Di masa penjajahan Belanda, diskriminasi muncul tak keruan. Orang-orang Belanda yang berada di kasta teratas, sementara orang pribumi di level paling bawah. Selain itu, situasi yang mendera pribumi Jawa, khususnya petani juga tidak mengenakkan.
Belanda menyebut petani Jawa sebagai pemalas. Penilaian itu muncul karena hasil panen petani terlihat tidak sesuai dengan harapan. Padahal, hasil panen yang tak sesuai harapan itu hanyalah imbas dari pemerasan. Stigma malas itu pun merembet pada orang Jawa secara umum.
Clive Day (1904) seperti dibeberkan Mubyarto menyebut, petani Jawa seperti biasa akan panen di masanya. Nah, di masa panen itu ternyata bukan menjadi berkah, tapi musibah. Saat panen, petani Jawa diperas luar biasa oleh perangkat atau bekel. Imbasnya, petani terlihat mendapatkan hasil panen yang tidak banyak.
Lalu, mengapa perangkat itu memeras petani? Perangkat memeras untuk memberi banyak upeti pada Belanda. Mereka yang memberi upeti akan kembali bisa menjadi perangkat atau bekel. Akhirnya, jabatan perangat diberikan pada siapa yang bisa memberi upeti paling banyak.
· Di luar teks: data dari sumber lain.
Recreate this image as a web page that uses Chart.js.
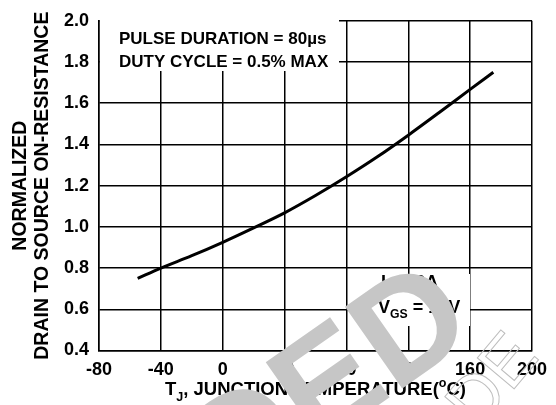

Maka, jika Belanda menilai pribumi malas, itu juga salah satunya karena sikap Belanda yang meminta upeti. Upeti yang didapatkan dari perangkat. Sementara, perangkat mendapatkan upeti dari hasil memeras petani. Ini seperti lingkaran setan.
Di masa jauh sebelum tulisan Day, Thomas Stamford Raffles juga membuat tulisan tentang sejarah Jawa. Salah satunya adalah fenomena Belanda yang tak paham dengan realitas petani. Hal itu terjadi karena pegawai sering menyumbat keluhan petani.
Imbasnya, keluhan petani hanya sampai pada pegawai di pemerintahan. Sementara, pemegang kebijakan tak pernah tahu apa itu keluhan petani. Jika melihat tulisan Raffles pada 1817 dan tulisan Day pada 1904, artinya ada kesamaan nasib petani dalam rentang waktu hampir 100 tahun.
Petani di masa penjajahan ditindas oleh pegawai pemerintahan, ditindas oleh perangkat. Fenomena tanam paksa yang muncul pada 1830 juga menegaskan posisi petani yang menyedihkan. Sebab, petani dipaksa menanam tanaman ekspor untuk kepentingan Belanda. Belum lagi adanya UU Agraria yang memungkinkan tanah warga dicaplok untuk kepentingan Belanda.